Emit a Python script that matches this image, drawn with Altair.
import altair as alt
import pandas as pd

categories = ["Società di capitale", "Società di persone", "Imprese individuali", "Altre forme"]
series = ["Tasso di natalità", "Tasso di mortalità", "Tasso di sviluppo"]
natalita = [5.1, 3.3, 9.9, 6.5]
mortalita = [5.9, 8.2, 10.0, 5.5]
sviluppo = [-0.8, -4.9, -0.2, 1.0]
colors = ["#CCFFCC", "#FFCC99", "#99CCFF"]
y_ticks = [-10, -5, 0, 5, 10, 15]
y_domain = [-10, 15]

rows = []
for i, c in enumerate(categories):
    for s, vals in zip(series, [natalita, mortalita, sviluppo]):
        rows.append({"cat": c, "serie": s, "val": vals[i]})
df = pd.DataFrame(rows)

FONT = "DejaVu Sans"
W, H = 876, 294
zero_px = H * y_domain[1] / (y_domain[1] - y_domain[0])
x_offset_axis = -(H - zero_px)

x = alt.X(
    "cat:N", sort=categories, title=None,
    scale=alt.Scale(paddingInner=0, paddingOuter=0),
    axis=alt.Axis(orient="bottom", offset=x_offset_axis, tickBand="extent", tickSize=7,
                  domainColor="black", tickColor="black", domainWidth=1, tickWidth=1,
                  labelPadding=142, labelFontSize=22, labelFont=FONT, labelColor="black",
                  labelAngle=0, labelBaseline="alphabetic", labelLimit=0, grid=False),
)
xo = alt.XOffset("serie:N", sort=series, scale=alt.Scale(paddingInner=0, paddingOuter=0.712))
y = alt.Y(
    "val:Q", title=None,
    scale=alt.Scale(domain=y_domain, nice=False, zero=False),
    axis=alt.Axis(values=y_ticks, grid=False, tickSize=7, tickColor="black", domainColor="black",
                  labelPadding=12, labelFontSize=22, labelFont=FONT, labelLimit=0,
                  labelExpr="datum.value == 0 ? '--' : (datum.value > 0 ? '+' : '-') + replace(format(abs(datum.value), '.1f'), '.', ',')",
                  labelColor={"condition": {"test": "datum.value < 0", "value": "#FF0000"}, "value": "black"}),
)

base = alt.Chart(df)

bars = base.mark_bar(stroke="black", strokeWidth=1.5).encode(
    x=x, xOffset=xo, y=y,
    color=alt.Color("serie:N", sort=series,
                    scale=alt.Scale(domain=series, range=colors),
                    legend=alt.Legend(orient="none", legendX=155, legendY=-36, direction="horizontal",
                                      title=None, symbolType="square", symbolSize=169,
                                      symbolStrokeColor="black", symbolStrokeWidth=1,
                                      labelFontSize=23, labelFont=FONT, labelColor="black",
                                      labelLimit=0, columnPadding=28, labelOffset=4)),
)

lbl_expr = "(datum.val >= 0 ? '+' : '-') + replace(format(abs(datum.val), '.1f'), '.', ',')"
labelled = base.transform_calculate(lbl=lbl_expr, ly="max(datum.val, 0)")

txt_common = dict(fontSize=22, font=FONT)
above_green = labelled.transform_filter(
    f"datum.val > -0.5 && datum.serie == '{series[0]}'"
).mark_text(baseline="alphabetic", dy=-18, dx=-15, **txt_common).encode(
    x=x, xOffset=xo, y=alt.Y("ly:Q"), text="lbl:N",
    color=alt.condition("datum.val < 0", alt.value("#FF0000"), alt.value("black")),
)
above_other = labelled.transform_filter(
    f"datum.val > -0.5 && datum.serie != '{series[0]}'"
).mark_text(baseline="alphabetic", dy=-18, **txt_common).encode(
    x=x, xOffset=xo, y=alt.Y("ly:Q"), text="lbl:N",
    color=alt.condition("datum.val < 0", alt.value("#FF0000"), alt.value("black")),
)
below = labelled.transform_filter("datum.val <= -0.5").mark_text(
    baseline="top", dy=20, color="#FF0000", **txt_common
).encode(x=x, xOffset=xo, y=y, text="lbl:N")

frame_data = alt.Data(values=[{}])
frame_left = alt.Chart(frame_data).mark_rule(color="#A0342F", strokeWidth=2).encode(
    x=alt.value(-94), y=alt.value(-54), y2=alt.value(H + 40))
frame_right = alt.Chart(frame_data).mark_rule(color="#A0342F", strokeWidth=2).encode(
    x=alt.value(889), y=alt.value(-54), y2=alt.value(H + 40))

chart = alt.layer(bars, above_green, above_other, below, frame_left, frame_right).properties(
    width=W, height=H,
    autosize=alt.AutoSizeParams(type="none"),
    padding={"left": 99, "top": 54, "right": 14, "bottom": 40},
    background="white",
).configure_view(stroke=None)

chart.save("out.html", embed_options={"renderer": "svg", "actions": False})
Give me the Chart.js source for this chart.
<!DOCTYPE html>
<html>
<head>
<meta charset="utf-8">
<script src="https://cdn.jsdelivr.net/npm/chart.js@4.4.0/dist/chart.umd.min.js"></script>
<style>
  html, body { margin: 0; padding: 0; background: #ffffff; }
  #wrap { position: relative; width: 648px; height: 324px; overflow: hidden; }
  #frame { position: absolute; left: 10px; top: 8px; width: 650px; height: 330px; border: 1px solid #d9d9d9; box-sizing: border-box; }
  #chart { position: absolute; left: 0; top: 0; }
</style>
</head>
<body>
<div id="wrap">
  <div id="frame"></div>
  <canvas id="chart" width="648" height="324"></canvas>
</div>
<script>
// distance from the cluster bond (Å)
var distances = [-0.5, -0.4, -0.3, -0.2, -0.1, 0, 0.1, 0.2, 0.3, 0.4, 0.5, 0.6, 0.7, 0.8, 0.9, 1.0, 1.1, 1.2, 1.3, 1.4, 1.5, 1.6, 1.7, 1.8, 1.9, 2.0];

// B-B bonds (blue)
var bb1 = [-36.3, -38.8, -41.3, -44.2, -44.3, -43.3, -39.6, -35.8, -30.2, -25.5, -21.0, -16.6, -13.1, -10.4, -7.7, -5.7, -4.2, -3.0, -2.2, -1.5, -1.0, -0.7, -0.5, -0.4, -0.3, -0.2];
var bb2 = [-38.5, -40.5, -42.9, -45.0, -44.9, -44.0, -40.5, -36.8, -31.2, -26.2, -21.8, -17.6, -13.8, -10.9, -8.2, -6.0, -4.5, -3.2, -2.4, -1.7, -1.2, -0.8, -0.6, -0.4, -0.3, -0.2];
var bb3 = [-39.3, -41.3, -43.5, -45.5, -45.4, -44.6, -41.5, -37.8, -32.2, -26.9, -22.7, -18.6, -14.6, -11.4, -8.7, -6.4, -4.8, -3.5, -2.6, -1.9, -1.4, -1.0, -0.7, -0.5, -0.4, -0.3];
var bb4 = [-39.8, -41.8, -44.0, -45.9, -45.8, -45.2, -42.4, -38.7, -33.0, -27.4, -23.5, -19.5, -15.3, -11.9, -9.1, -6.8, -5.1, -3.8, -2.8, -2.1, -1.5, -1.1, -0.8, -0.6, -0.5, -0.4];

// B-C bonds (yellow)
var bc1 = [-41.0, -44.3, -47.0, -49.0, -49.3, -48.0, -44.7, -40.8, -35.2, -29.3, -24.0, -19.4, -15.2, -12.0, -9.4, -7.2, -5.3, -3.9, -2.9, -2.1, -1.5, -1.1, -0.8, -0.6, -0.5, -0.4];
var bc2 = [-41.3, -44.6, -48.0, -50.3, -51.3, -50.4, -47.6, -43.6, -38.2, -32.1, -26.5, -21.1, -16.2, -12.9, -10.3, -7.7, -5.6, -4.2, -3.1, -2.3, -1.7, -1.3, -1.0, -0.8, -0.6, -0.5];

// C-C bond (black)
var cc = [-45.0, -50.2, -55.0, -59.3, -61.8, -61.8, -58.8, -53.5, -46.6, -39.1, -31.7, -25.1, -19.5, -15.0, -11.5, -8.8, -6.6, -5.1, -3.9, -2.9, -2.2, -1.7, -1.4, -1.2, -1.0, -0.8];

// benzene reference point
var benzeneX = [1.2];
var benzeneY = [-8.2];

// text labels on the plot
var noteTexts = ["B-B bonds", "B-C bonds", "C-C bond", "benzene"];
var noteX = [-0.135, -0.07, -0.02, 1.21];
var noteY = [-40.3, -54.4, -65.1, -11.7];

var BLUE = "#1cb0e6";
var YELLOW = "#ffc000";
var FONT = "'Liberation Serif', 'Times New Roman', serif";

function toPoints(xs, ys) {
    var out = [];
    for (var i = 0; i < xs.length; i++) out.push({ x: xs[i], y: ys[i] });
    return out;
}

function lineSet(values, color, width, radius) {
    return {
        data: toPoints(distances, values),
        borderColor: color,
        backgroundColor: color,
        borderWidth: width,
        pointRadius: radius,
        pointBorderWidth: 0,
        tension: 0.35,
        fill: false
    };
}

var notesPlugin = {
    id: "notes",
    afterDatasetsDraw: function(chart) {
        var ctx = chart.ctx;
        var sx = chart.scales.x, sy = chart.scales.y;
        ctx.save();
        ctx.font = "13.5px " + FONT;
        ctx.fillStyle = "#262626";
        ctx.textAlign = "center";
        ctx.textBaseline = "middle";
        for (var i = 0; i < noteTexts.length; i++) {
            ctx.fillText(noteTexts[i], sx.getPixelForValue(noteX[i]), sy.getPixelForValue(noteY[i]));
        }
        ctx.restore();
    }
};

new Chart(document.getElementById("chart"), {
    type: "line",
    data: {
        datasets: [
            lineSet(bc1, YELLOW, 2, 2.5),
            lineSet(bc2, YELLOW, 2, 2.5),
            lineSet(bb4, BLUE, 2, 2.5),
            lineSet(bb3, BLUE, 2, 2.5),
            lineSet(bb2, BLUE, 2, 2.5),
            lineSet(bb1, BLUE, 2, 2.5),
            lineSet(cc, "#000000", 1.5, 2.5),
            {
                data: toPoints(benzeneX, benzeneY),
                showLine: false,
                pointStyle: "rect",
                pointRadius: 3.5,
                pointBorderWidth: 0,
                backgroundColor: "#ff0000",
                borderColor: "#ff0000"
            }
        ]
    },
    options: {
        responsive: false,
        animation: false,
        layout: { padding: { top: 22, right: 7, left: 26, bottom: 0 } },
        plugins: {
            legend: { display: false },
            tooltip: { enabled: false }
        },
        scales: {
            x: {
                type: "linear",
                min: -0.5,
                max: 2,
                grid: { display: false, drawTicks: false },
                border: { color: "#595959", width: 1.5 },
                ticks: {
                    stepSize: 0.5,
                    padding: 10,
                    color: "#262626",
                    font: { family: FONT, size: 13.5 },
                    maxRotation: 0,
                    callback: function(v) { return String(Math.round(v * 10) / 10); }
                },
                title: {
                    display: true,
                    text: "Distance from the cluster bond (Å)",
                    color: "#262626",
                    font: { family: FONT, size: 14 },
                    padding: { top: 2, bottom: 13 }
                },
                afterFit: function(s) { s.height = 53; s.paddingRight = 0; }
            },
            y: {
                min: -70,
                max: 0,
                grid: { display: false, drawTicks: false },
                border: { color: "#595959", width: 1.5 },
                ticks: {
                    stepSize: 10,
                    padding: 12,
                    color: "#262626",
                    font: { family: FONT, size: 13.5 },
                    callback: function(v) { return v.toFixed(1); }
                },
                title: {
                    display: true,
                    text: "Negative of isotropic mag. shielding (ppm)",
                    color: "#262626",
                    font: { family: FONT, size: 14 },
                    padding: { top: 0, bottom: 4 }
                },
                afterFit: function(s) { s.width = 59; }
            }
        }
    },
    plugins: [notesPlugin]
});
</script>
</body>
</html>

#####

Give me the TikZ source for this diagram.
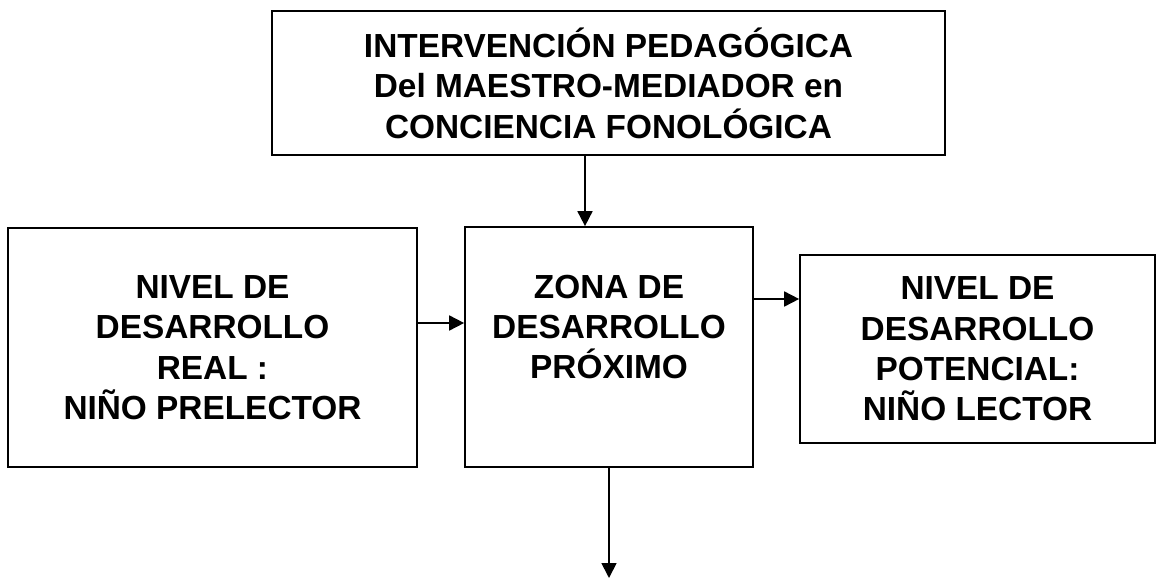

#####

#### Task prompt:
Reproduce each line of the material containing the word "Give".

#### Task output:
Give me the Chart.js source for this chart.
Give me the TikZ source for this diagram.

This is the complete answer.